Five Star officials say that Italy, at the moment, has an insufficient safety net and that many people in poverty don’t qualify for several versions of existing unemployment relief. That includes Italy’s growing number of part-time and temporary workers, and those taking off-the-books jobs. Di Maio’s economic adviser, Pasquale Tridico, said that for those who are unemployed, the citizens’ income would be tied to job-hunting and training requirements. The government is aiming to have it in place by April.
“This is why it’s the most important labor policy of the last 30 years,” Tridico said. “The ambitious goals are reducing or erasing poverty, attacking inactivity and helping reintegration.”
It remains to be seen whether such a policy would alter Italy’s labor market. In Civitavecchia, a town of 53,000 an hour’s drive outside Rome, Mayor Antonio Cozzolino, a member of the Five Star Movement, said the new welfare system could provide a “modicum of serenity to those who have lost their jobs.”
Some, like Patrizio Papini, 48, have in fact lost their careers. Until five years ago, he was a welder who helped build massive luxury yachts. He figured the work would take him through retirement. But his company shuttered.
Since then, Papini has been nothing and anything. He’s cleaned the hulls of boats. He’s cut grass. He’s filled potholes. He’s taken off-the-books jobs for wages he calls “humiliating,” as little as $17 per day. He and his family have moved into his mother-in-law’s ground-floor apartment, and on days he can’t find any work, Papini said he feels like “dead weight.”

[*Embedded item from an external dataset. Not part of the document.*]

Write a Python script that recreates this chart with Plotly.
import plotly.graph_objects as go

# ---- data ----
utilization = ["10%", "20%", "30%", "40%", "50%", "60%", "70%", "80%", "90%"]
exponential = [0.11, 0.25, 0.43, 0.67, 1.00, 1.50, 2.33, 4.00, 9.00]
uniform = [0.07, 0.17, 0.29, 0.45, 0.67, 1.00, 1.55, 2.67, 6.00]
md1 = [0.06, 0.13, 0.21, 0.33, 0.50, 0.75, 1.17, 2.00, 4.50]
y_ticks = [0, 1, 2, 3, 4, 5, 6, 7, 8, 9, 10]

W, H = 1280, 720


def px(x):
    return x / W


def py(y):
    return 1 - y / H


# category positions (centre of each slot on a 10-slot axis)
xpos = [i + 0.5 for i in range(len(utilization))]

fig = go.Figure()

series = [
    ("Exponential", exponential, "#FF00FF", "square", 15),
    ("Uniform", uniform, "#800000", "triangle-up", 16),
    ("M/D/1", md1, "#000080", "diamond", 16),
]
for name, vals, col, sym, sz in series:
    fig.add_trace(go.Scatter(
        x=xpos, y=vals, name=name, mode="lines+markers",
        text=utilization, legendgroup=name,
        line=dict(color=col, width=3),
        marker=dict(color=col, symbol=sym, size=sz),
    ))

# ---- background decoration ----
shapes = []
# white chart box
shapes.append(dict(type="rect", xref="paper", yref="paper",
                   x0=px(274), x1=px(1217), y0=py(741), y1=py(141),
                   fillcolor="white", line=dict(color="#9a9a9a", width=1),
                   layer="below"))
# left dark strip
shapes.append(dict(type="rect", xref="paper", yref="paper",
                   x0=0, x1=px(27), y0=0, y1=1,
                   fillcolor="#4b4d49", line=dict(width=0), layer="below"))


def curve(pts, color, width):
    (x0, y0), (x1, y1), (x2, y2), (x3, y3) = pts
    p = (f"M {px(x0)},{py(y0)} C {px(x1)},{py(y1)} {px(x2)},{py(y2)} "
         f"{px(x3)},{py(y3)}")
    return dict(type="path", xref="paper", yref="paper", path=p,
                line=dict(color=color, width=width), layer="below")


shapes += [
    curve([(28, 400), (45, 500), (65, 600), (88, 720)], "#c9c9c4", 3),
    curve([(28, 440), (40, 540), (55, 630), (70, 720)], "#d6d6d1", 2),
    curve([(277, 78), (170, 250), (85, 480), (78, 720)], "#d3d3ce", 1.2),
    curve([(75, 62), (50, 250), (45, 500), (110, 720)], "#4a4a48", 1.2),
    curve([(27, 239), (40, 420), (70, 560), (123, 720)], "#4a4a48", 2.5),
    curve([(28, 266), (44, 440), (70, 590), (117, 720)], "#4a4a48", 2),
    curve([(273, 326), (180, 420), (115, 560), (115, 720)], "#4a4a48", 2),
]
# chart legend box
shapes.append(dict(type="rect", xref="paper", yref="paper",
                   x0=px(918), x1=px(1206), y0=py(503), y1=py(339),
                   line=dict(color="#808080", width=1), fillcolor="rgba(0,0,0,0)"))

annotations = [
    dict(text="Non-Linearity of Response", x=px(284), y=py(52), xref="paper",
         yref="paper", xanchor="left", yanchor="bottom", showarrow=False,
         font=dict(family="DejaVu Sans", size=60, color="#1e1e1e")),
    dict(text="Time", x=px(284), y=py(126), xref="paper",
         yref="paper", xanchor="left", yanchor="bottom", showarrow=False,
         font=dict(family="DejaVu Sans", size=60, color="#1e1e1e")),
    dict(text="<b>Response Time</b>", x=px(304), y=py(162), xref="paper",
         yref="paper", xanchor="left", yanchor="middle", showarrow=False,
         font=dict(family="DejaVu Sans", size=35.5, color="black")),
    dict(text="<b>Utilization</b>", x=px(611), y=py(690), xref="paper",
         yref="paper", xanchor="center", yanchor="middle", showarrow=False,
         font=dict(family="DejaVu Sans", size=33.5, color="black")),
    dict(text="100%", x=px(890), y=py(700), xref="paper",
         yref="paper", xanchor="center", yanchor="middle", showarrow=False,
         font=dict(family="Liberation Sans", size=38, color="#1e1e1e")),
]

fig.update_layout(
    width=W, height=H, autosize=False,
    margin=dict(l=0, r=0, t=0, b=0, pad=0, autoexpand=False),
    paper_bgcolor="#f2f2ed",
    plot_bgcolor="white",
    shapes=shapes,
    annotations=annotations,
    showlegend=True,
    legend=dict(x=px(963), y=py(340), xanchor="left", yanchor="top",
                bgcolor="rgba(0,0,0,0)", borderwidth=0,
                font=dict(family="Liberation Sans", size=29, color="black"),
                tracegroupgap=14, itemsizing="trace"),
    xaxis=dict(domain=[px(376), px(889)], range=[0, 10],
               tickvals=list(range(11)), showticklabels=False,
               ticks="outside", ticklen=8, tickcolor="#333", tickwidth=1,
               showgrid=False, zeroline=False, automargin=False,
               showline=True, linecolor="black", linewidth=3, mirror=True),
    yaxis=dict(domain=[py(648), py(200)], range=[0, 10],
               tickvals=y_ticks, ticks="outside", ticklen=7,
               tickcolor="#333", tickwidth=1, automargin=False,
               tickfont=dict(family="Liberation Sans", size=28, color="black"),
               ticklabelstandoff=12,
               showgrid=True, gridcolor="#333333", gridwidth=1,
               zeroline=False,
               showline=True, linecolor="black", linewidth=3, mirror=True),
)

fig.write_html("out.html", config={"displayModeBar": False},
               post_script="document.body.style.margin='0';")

“I feel despised,” he said. “All eyes are trained on you like rifles, and I keep thinking, ‘You haven’t brought anything home today.’ ”
Papini has exhausted his unemployment benefits, but he said he’s not excited by the planned welfare expansion; it’s a handout, not a job. Of the three-dozen people with whom he once worked at the port, some have stayed in Civitavecchia and scrounged for the same temporary work as he has. Others have left for energy jobs in Russia or the Middle East.
Papini, unwilling to leave his family, said he turned down a chance for employment in the United Arab Emirates. But he has started thinking more and more about what he’ll tell his own children, who are between 6 and 14, as they near working age.
“I am going to tell them: Study and get out of Italy,” he said.
Stefano Pitrelli contributed to this report.